Venta Protesix + Deprivation + Sn. Dpt, Hangar 211, Lonate Pozzolo, 10.01.2025.

Giunti a Lonate Pozzolo, probabilmente nella pizzeria più amena della provincia Varesina ci rendiamo conto di quanto sia bello condividere uscite, passioni ed ossessioni comuni. Certo, il terzetto di stasera è composto da Attila Folklor (Mevda, Mulo Muto ed Insomnia Isterica), dall’uomo Luce Sia ed Icydawn Sacha Rovelli e dal sottoscritto, ma seguitemi. Hangar 121, birra Castello ed un terzetto Noise d’eccezione, SN.DPT, Deprivation e Venta Protesix.

Il primo modula frequenze di fischi con la movenza di un asceta indefesso, braccia a brandire un distorsore e sguardo concentrato, suoni pieni e puliti, fischi e macerie con una coesione ed in efficacia che appaga. Siamo distanti dal suo solito operare come sodale de La Furnasetta, ma anche questo progetto è di caratura importante, lavorando su mole in maniera ambivalente, di volume e di raschio in maniera sostanziosa. Masse dinamiche che si spostano lentamente in maniera inesorabile, fino a riempire di tossine e di scarto l’ambiente al loro passaggio, per un ascolto rinfrescante e coinvolgente.

Mauro Sciaccaluga se la gioca invece più sporca, con suoni ferini e caustici, proiezioni di Sex Android, un filmaccio con brutture sfigurate e frustate a donne seminude e la sensazione di noise music come dolore e fastidio ben piantata in testa. Deprivation fa male, esplicita il brutto e la tortura in maniera forse anche classica ma, cazzo, assolutamente funzionante. Le urla si perdono nel suono ottenebrato, in un gorgo che ferisce e lacera stomaco ed orecchio e le sevizie ed il rapporto morboso fra malcapitata e mostro aggiunge pepe al marasma. Il suono si trasforma, creando una sorta di gracidante rapsodia squarciata, che il nostro martoria sapientemente, con mestiere e presenza scenica. La sensazione è quella dei una performance sincera e di puro cuore dove l’impossibilità di comprendere qualunque parola o verso ci impone di spegnere il cervello e di accogliere con stomaco e corpo questo passaggio quasi fisico di input.
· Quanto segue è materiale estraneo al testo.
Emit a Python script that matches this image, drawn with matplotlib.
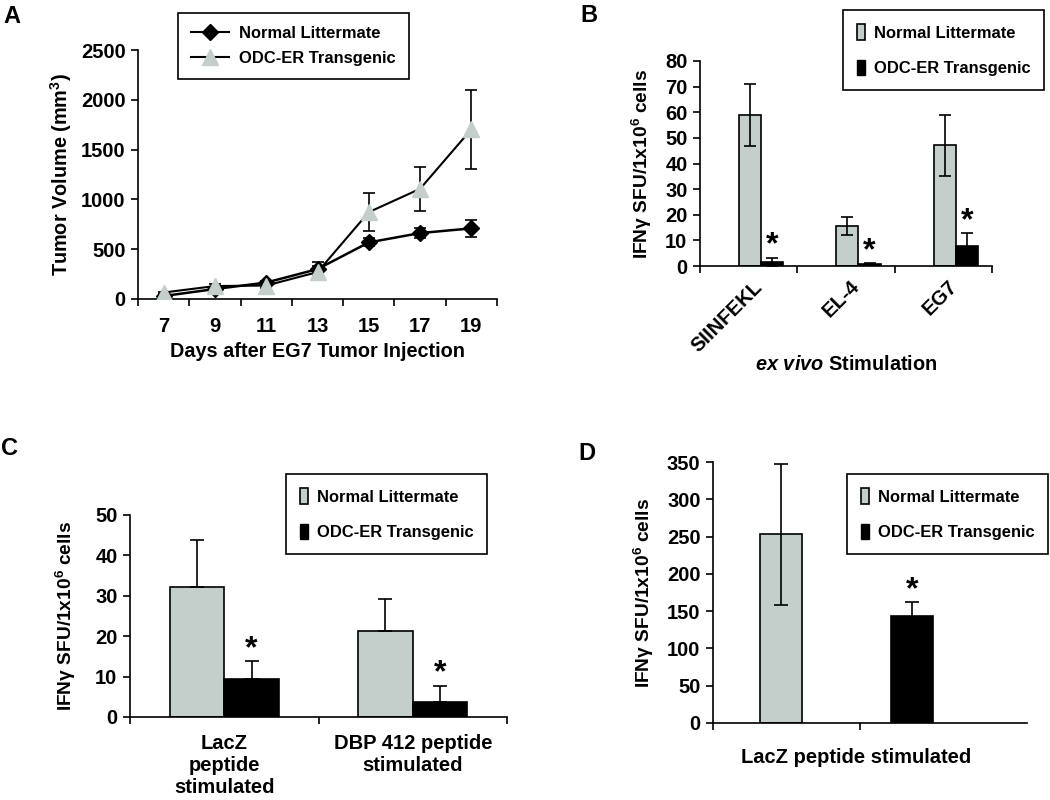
import numpy as np
import matplotlib
matplotlib.use("Agg")
import matplotlib.pyplot as plt
from matplotlib.lines import Line2D
from matplotlib.patches import Patch

plt.rcParams["font.family"] = ["Liberation Sans", "DejaVu Sans"]
plt.rcParams["font.weight"] = "bold"
plt.rcParams["mathtext.fontset"] = "custom"
plt.rcParams["mathtext.rm"] = "Liberation Sans:bold"
plt.rcParams["mathtext.it"] = "Liberation Sans:italic:bold"
plt.rcParams["mathtext.bf"] = "Liberation Sans:bold"
plt.rcParams["mathtext.default"] = "rm"

GRAY = "#c4cfcc"
series = ["Normal Littermate", "ODC-ER Transgenic"]
ylab_ifn = "IFNγ SFU/1x10$^{6}$ cells"

# Panel A - tumour growth
days = [7, 9, 11, 13, 15, 17, 19]
vol_normal = [30, 100, 165, 300, 568, 662, 709]
err_normal = [10, 15, 20, 70, 40, 50, 85]
vol_tg = [65, 130, 135, 270, 872, 1106, 1704]
err_tg = [10, 20, 20, 60, 190, 220, 395]

# Panel B - ex vivo stimulation
stim_b = ["SIINFEKL", "EL-4", "EG7"]
b_normal = [58.9, 15.7, 47.1]
b_normal_err = [12.0, 3.5, 12.0]
b_tg = [1.6, 0.7, 7.8]
b_tg_err = [1.7, 0.3, 4.9]

# Panel C
stim_c = ["LacZ\npeptide\nstimulated", "DBP 412 peptide\nstimulated"]
c_normal = [32.2, 21.3]
c_normal_err = [11.6, 8.0]
c_tg = [9.3, 3.7]
c_tg_err = [4.5, 4.0]

# Panel D
d_values = [253, 143.5]
d_err = [94.5, 18.5]
d_label = "LacZ peptide stimulated"

W, H = 1050, 800
fig = plt.figure(figsize=(W / 100, H / 100), dpi=100)

TICK = 14.5
LAB = 14.3
LEG = 11.9


def px_axes(left, top, right, bottom):
    return fig.add_axes([left / W, 1 - bottom / H, (right - left) / W, (bottom - top) / H])


def style(ax):
    for s in ["top", "right"]:
        ax.spines[s].set_visible(False)
    for s in ["left", "bottom"]:
        ax.spines[s].set_linewidth(1.2)
    ax.tick_params(axis="y", direction="out", length=5, width=1.2, labelsize=TICK, pad=4)
    ax.tick_params(axis="x", which="major", direction="out", length=5, width=1.2, labelbottom=False)
    ax.tick_params(axis="x", which="minor", length=0, labelsize=TICK)


def box_legend(ax, handles, x, y, **kw):
    leg = ax.legend(handles=handles, loc="upper left", bbox_to_anchor=(x / W, 1 - y / H),
                    bbox_transform=fig.transFigure, borderaxespad=0, fancybox=False,
                    edgecolor="black", framealpha=1, prop={"size": LEG, "weight": "bold"}, **kw)
    leg.get_frame().set_linewidth(1.2)
    return leg


def star(ax, x, y):
    ax.annotate("*", (x, y), xytext=(0, -2), textcoords="offset points",
                ha="center", va="bottom", fontsize=23, fontweight="bold")


bar_handles = [Patch(facecolor=GRAY, edgecolor="black", linewidth=1.2, label=series[0]),
               Patch(facecolor="black", edgecolor="black", label=series[1])]
bar_leg_kw = dict(handlelength=0.5, handleheight=1.1, borderpad=0.85, labelspacing=1.15,
                  handletextpad=0.5)

# ---------- A ----------
axA = px_axes(138, 50, 497, 299)
xa = np.arange(len(days))
axA.errorbar(xa, vol_normal, yerr=err_normal, color="black", lw=1.8, marker="D", ms=8,
             mfc="black", mec="black", capsize=4, elinewidth=1.2, capthick=1.2, zorder=3)
axA.errorbar(xa, vol_tg, yerr=err_tg, color="black", lw=1.5, marker="^", ms=12,
             mfc=GRAY, mec=GRAY, capsize=4, elinewidth=1.2, capthick=1.2, zorder=3)
axA.set_xlim(-0.5, len(days) - 0.5)
axA.set_ylim(0, 2500)
axA.set_yticks([0, 500, 1000, 1500, 2000, 2500])
axA.set_xticks(np.arange(len(days) + 1) - 0.5)
axA.set_xticks(xa, [str(d) for d in days], minor=True)
style(axA)
axA.tick_params(axis="x", which="minor", pad=13)
axA.set_xlabel("Days after EG7 Tumor Injection", fontsize=LAB, fontweight="bold", labelpad=4)
axA.set_ylabel("Tumor Volume (mm$^{3}$)", fontsize=LAB, fontweight="bold", labelpad=5)
line_handles = [Line2D([], [], color="black", lw=1.5, marker="D", ms=8, label=series[0]),
                Line2D([], [], color="black", lw=1.5, marker="^", ms=12, mfc=GRAY, mec=GRAY,
                       label=series[1])]
box_legend(axA, line_handles, 178, 13, handlelength=2.3, borderpad=0.8, labelspacing=0.6,
           handletextpad=0.6)

# ---------- B ----------
axB = px_axes(700, 61, 992, 266)
xb = np.arange(len(stim_b))
wb = 0.228
axB.bar(xb - 0.10, b_normal, wb, align="edge", color=GRAY, edgecolor="black", lw=1.2,
        yerr=b_normal_err, error_kw=dict(capsize=4, elinewidth=1.2, capthick=1.2),
        ecolor="black", zorder=2)
axB.bar(xb - 0.10 + wb, b_tg, wb, align="edge", color="black", edgecolor="black", lw=1.2,
        yerr=b_tg_err, error_kw=dict(capsize=4, elinewidth=1.2, capthick=1.2),
        ecolor="black", zorder=2)
for i in range(len(stim_b)):
    star(axB, xb[i] - 0.10 + 1.5 * wb, b_tg[i] + b_tg_err[i])
axB.set_xlim(-0.5, len(stim_b) - 0.5)
axB.set_ylim(0, 80)
axB.set_yticks(np.arange(0, 81, 10))
axB.set_xticks(np.arange(len(stim_b) + 1) - 0.5)
axB.set_xticks(xb + 0.18, stim_b, minor=True)
style(axB)
axB.tick_params(axis="x", which="minor", labelsize=TICK, pad=8, labelrotation=45)
for t in axB.get_xticklabels(minor=True):
    t.set_ha("right")
axB.set_xlabel(r"$\mathit{ex\ vivo}$ Stimulation", fontsize=LAB, fontweight="bold", labelpad=0)
axB.set_ylabel(ylab_ifn, fontsize=13.8, fontweight="bold", labelpad=8)
box_legend(axB, bar_handles, 843, 10, **bar_leg_kw)

# ---------- C ----------
axC = px_axes(130, 515, 507, 717)
xc = np.arange(len(stim_c))
wc = 0.29
axC.bar(xc - wc / 2, c_normal, wc, color=GRAY, edgecolor="black", lw=1.2,
        yerr=[np.zeros(len(c_normal)), c_normal_err], error_kw=dict(capsize=5, elinewidth=1.2,
        capthick=1.2), ecolor="black", zorder=2)
axC.bar(xc + wc / 2, c_tg, wc, color="black", edgecolor="black", lw=1.2,
        yerr=[np.zeros(len(c_tg)), c_tg_err], error_kw=dict(capsize=5, elinewidth=1.2,
        capthick=1.2), ecolor="black", zorder=2)
for i in range(len(stim_c)):
    star(axC, xc[i] + wc / 2, c_tg[i] + c_tg_err[i])
axC.set_xlim(-0.5, len(stim_c) - 0.5)
axC.set_ylim(0, 50)
axC.set_yticks(np.arange(0, 51, 10))
axC.set_xticks(np.arange(len(stim_c) + 1) - 0.5)
axC.set_xticks(xc, stim_c, minor=True)
style(axC)
axC.tick_params(axis="x", which="minor", labelsize=TICK, pad=12)
for t in axC.get_xticklabels(minor=True):
    t.set_linespacing(1.2)
axC.set_ylabel(ylab_ifn, fontsize=13.8, fontweight="bold", labelpad=12)
box_legend(axC, bar_handles, 286, 474, **bar_leg_kw)

# ---------- D ----------
axD = px_axes(713, 462, 1027, 723)
xd = [0.218, 0.635]
axD.bar(xd[0], d_values[0], 0.134, color=GRAY, edgecolor="black", lw=1.2, yerr=d_err[0],
        error_kw=dict(capsize=5, elinewidth=1.2, capthick=1.2), ecolor="black", zorder=2)
axD.bar(xd[1], d_values[1], 0.134, color="black", edgecolor="black", lw=1.2, yerr=d_err[1],
        error_kw=dict(capsize=5, elinewidth=1.2, capthick=1.2), ecolor="black", zorder=2)
star(axD, xd[1], d_values[1] + d_err[1])
axD.set_xlim(0, 1)
axD.set_ylim(0, 350)
axD.set_yticks(np.arange(0, 351, 50))
axD.set_xticks([0, 0.469])
axD.set_xticks([0.457], [d_label], minor=True)
style(axD)
axD.tick_params(axis="x", which="minor", labelsize=TICK, pad=18)
axD.set_ylabel(ylab_ifn, fontsize=13.8, fontweight="bold", labelpad=8)
box_legend(axD, bar_handles, 847, 474, **bar_leg_kw)

# panel letters
for letter, x, y in [("A", 3, 5), ("B", 580, 4), ("C", 1, 437), ("D", 578, 442)]:
    fig.text(x / W, 1 - y / H, letter, fontsize=17, fontweight="bold", va="top", ha="left")

fig.savefig("out.png", dpi=100)
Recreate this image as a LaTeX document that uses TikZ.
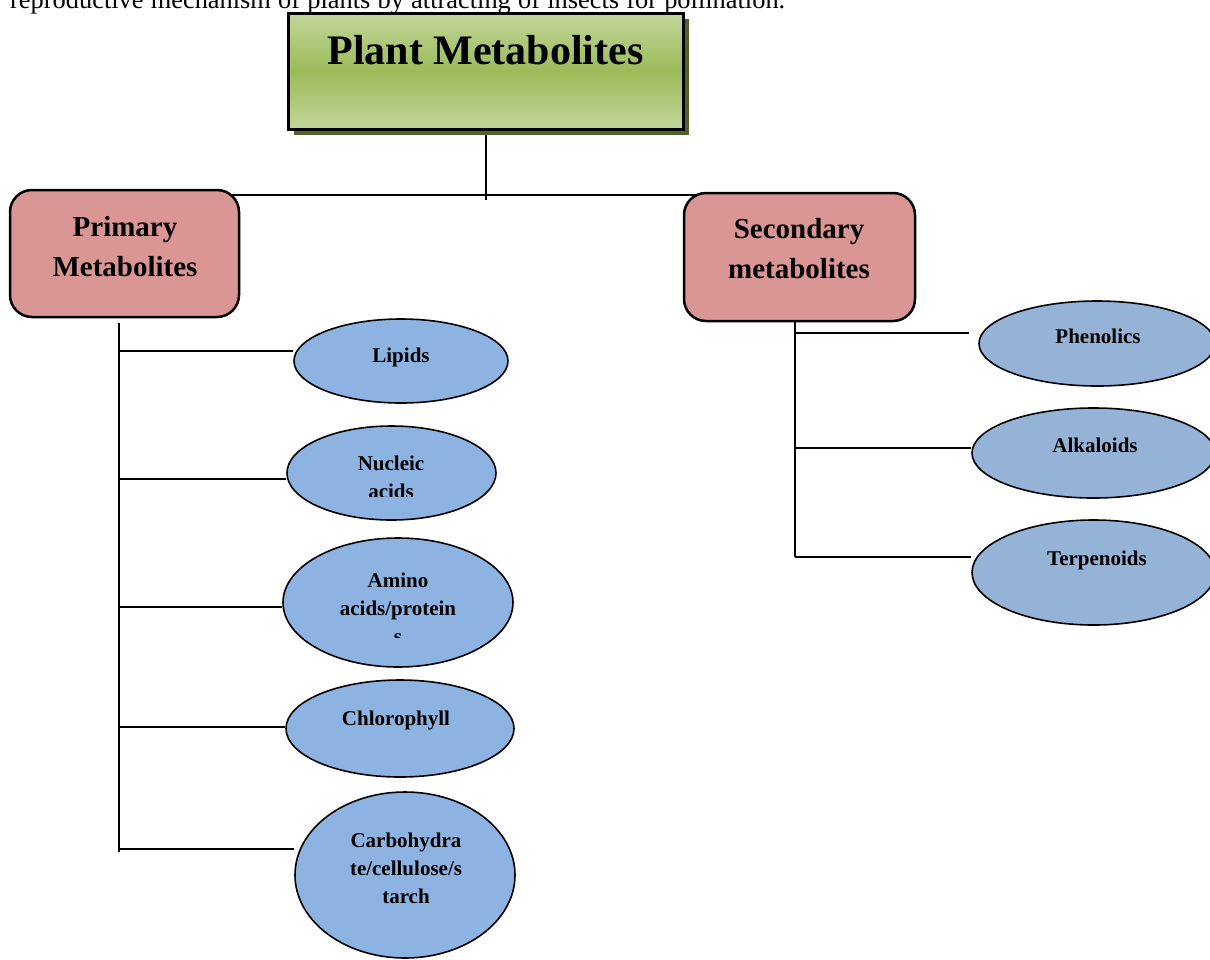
\documentclass[tikz,border=0pt]{standalone}
\usepackage{fontspec}
\setmainfont{Liberation Serif}
\usepackage{xcolor}
\usetikzlibrary{shapes.geometric, shadows, backgrounds}

\definecolor{headlight}{HTML}{C3D69B}
\definecolor{headmid}{HTML}{9BBB59}
\definecolor{headshade}{HTML}{4F6228}
\definecolor{catred}{HTML}{D99694}
\definecolor{primblue}{HTML}{8DB3E2}
\definecolor{secblue}{HTML}{95B3D7}

\begin{document}
\begin{tikzpicture}[x=1pt, y=-1pt,
        headbox/.style={rectangle, draw, line width=3pt, top color=headlight, bottom color=headlight, middle color=headmid, general shadow={fill=headshade, shadow xshift=5.5pt, shadow yshift=-5.5pt}, minimum width=395pt, minimum height=116pt, inner sep=0pt},
        catbox/.style={rectangle, draw, line width=2.5pt, fill=catred, rounded corners=22pt, inner sep=0pt},
        primell/.style={ellipse, draw, line width=1.6pt, fill=primblue, inner sep=0pt},
        secell/.style={ellipse, draw, line width=1.6pt, fill=secblue, inner sep=0pt},
        cattext/.style={anchor=base, inner sep=0pt, text width=220pt, align=center, font=\bfseries\fontsize{29}{40}\selectfont},
        elltext/.style={anchor=base, inner sep=0pt, text width=200pt, align=center, font=\bfseries\fontsize{21}{28}\selectfont},
        link/.style={line width=2pt}]
        \clip (0,0) rectangle (1210,959);

        \node (intro) [anchor=base west, inner sep=0pt, font=\fontsize{26.4}{30}\selectfont] at (10,8.5) {\makebox[775pt][s]{reproductive mechanism of plants by attracting of insects for pollination.}};

        \node (head) [headbox] at (485.5,71) {};
        \node (headT) [anchor=base, inner sep=0pt, font=\bfseries\fontsize{42}{50}\selectfont] at (485.5,64) {Plant Metabolites};

        \node (pri) [catbox, minimum width=229pt, minimum height=127pt] at (124.5,253.5) {};
        \node (sec) [catbox, minimum width=231pt, minimum height=128pt] at (799.5,257) {};
        \node (priT) [cattext] at (125,236) {Primary\\Metabolites};
        \node (secT) [cattext] at (799,238) {Secondary\\metabolites};

        % primary metabolites
        \node (lip) [primell, minimum width=214pt, minimum height=84pt] at (401,361) {};
        \node (nuc) [primell, minimum width=209pt, minimum height=94pt] at (391.5,473) {};
        \node (ami) [primell, minimum width=230pt, minimum height=129pt] at (398,602.5) {};
        \node (chl) [primell, minimum width=228pt, minimum height=97pt] at (400,728.5) {};
        \node (car) [primell, minimum width=220pt, minimum height=166pt] at (405,875) {};

        \node (lipT) [elltext] at (401,362) {Lipids};
        \begin{scope}
            \clip (280,430) rectangle (510,496);
            \node (nucT) [elltext] at (391,470) {Nucleic\\acids};
        \end{scope}
        \begin{scope}
            \clip (280,545) rectangle (520,637);
            \node (amiT) [elltext] at (398,587) {Amino\\acids/protein\\s};
        \end{scope}
        \node (chlT) [elltext] at (396,725) {Chlorophyll};
        \node (carT) [elltext] at (406,847) {Carbohydra\\te/cellulose/s\\tarch};

        % secondary metabolites
        \node (phe) [secell, minimum width=236pt, minimum height=85pt] at (1097,343.5) {};
        \node (alk) [secell, minimum width=243pt, minimum height=90pt] at (1093.5,453) {};
        \node (ter) [secell, minimum width=243pt, minimum height=105pt] at (1093.5,572.5) {};
        \node (pheT) [elltext] at (1098,343) {Phenolics};
        \node (alkT) [elltext] at (1095,452) {Alkaloids};
        \node (terT) [elltext] at (1097,565) {Terpenoids};

        \coordinate (ptop) at (119,323);
        \coordinate (pbot) at (119,852);
        \coordinate (stop) at (795,322);
        \coordinate (sbot) at (795,557);

        \begin{scope}[on background layer]
            \draw[link] (head.south) -- (head.south |- 0,200);
            \draw[link] (pri.north |- 0,195) -- (sec.north |- 0,195);
            \draw[link] (ptop) -- (pbot);
            \draw[link] (stop) -- (sbot);
            \foreach \n/\y in {lip/351, nuc/479, ami/607, chl/727, car/849}
                \draw[link] (ptop |- 0,\y) -- (\n.west |- 0,\y);
            \foreach \n/\y/\g in {phe/333/9, alk/448/0, ter/557/0}
                \draw[link, shorten >=\g pt] (stop |- 0,\y) -- (\n.west |- 0,\y);
        \end{scope}
    \end{tikzpicture}
\end{document}
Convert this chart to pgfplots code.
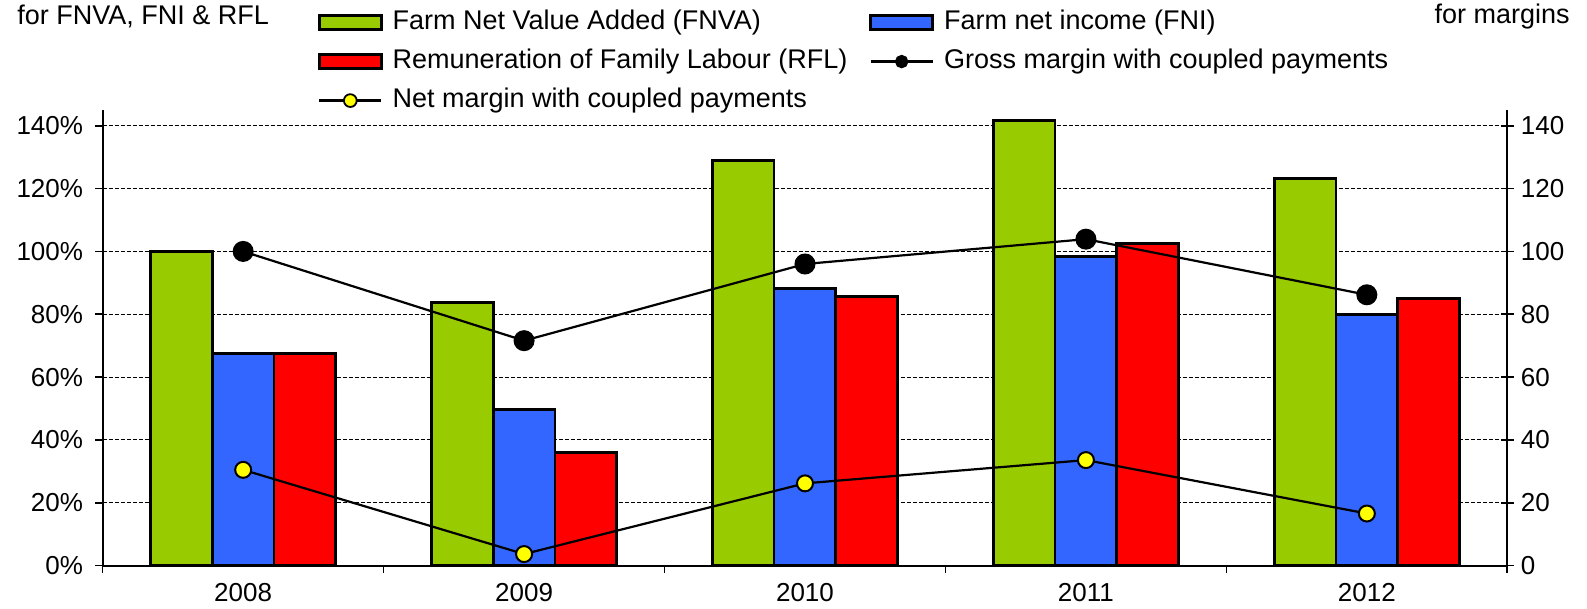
\documentclass[border=0pt]{standalone}
\usepackage{fontspec}
\setmainfont{Liberation Sans}
\usepackage{pgfplots}
\pgfplotsset{compat=1.18}
\definecolor{cfnva}{HTML}{99CC00}
\definecolor{cfni}{HTML}{3366FF}
\definecolor{crfl}{HTML}{FF0000}
\definecolor{cnet}{HTML}{FFFF00}
\pgfplotsset{
  barleg/.style={legend image code/.code={\draw[fill=#1, draw=black, line width=1.3pt] (0pt,-3.5pt) rectangle (31pt,3.5pt); \path (35pt,0pt);}},
  lineleg/.style={legend image code/.code={\draw[mark repeat=2, mark phase=2, ##1] plot coordinates {(0pt,0pt) (15.5pt,0pt) (31pt,0pt)}; \path (35pt,0pt);}},
}
\begin{document}
\begin{tikzpicture}[font=\fontsize{13}{15}\selectfont]
\useasboundingbox (-51.35pt,-21.65pt) rectangle (742.15pt,282.85pt);
\begin{axis}[
  scale only axis, width=702.3pt, height=227.85pt,
  xmin=-0.5, xmax=4.5, ymin=0, ymax=145,
  axis x line*=bottom, axis y line*=left,
  axis line style={line width=1pt, -},
  tick align=outside,
  tick style={black, line width=0.8pt},
  xtick={0,...,4}, xticklabels={2008,2009,2010,2011,2012},
  major x tick style={draw=none},
  minor xtick={-0.5,0.5,...,4.5}, minor tick length=3.5pt,
  ytick={0,20,...,140}, major tick length=3.8pt,
  yticklabel={\pgfmathprintnumber{\tick}\%},
  yticklabel style={xshift=-2.5pt},
  xticklabel style={yshift=-1.5pt},
  /pgf/number format/assume math mode=true,
  tick label style={font=\fontsize{13}{15}\selectfont},
  ymajorgrids, grid style={black, line width=0.5pt, dash pattern=on 2pt off 1pt},
  legend columns=2,
  legend style={draw=none, fill=none, inner sep=0pt,
    at={(axis description cs:0.153,1.2256)}, anchor=north west,
    /tikz/every even column/.append style={column sep=10pt},
    row sep=4.5pt, nodes={inner sep=1pt, text height=10pt, text depth=3pt},
    cells={anchor=west}, font=\fontsize{13.5}{15}\selectfont},
]
\addplot[ybar, bar width=0.22, bar shift=-0.22, fill=cfnva, draw=black, line width=1.4pt, barleg=cfnva]
  coordinates {(0,100) (1,83.8) (2,129.0) (3,141.7) (4,123.1)};
\addlegendentry{Farm Net Value Added (FNVA)}
\addplot[ybar, bar width=0.22, bar shift=0, fill=cfni, draw=black, line width=1.4pt, barleg=cfni]
  coordinates {(0,67.6) (1,49.6) (2,88.3) (3,98.4) (4,80.0)};
\addlegendentry{Farm net income (FNI)}
\addplot[ybar, bar width=0.22, bar shift=0.22, fill=crfl, draw=black, line width=1.4pt, barleg=crfl]
  coordinates {(0,67.6) (1,36.0) (2,85.6) (3,102.6) (4,85.1)};
\addlegendentry{Remuneration of Family Labour (RFL)}
\addlegendimage{sharp plot, black, line width=1.1pt, mark=*, mark size=2.8pt, mark options={fill=black}, lineleg}
\addlegendentry{Gross margin with coupled payments}
\addlegendimage{sharp plot, black, line width=1.1pt, mark=*, mark size=3.2pt, mark options={fill=cnet, line width=0.9pt}, lineleg}
\addlegendentry{Net margin with coupled payments}
\end{axis}
\begin{axis}[
  scale only axis, width=702.3pt, height=227.85pt,
  xmin=-0.5, xmax=4.5, ymin=0, ymax=145,
  axis x line=none, axis y line*=right,
  axis line style={line width=1pt, -},
  tick align=center, major tick length=6.5pt,
  tick style={black, line width=0.8pt},
  ytick={0,20,...,140},
  /pgf/number format/assume math mode=true,
  tick label style={font=\fontsize{13}{15}\selectfont},
]
\addplot[black, line width=1.1pt, mark=*, mark size=4.7pt, mark options={fill=black}]
  coordinates {(0,100) (1,71.6) (2,96.0) (3,103.9) (4,86.2)};
\addplot[black, line width=1.1pt, mark=*, mark size=4pt, mark options={fill=cnet, line width=1pt}]
  coordinates {(0,30.5) (1,3.7) (2,26.2) (3,33.6) (4,16.6)};
\end{axis}
\node[anchor=base west, inner sep=0pt, font=\fontsize{13.5}{15}\selectfont] at (-42.85pt,270.35pt) {for FNVA, FNI \& RFL};
\node[anchor=base east, inner sep=0pt, font=\fontsize{13.5}{15}\selectfont] at (733.65pt,270.85pt) {for margins};
\end{tikzpicture}
\end{document}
Venta Protesix processa glitchcore in maniera assurda con la verve di un impiegato al catasto, mascherina in volto e frequenze basse che partono random facendo vibrare le prime file della sala, piena ed attenta. Sembra di assistere allo stupro di una partita di Wolfied, tifando per il virus che sta creando lo sfacelo ed aspettando i momenti più “pop”, quali le catene ritmiche del jackpot che riescono a fagocitare il riflesso pavloviano di vincita di tutti noi. La tensione fra l’opera e l’operante è il pezzo d’interesse della performance di Italo Belladonna con una placida concentrazione smossa unicamente dall’abbandono della seduta per poggiare un ginocchio a terra mentre subissa di violenza sonora la platea. In questo caso il discorso affrontato poco prima rispetto all’esibizione live con computer (che il sottoscritto rileva come fredda e difficilmente consistente dal punto di vista della performance) va a cadere, giocando il musicista proprio su questa sottile linea, rimanendo impassibile e freddo mentre scatena l’inferno digitale.
Intrigante cogliere differenze e visioni in un marasma sonoro finemente cesellato, nel quale gli autori si muovono con personalità brillante.
Plauso ad Hangar 121 ed a Deeptroath Records per la curatela, il coraggio ed il buon gusto. Per noi un’ottima occasione di dare viso ai nomi (presenti Marco Giorcelli ed Enrico Marchegiani dei Blocco Nero, stringere mani e conoscere e riconoscere parti di quell’insieme di spostati che sono gli estimatori del genere.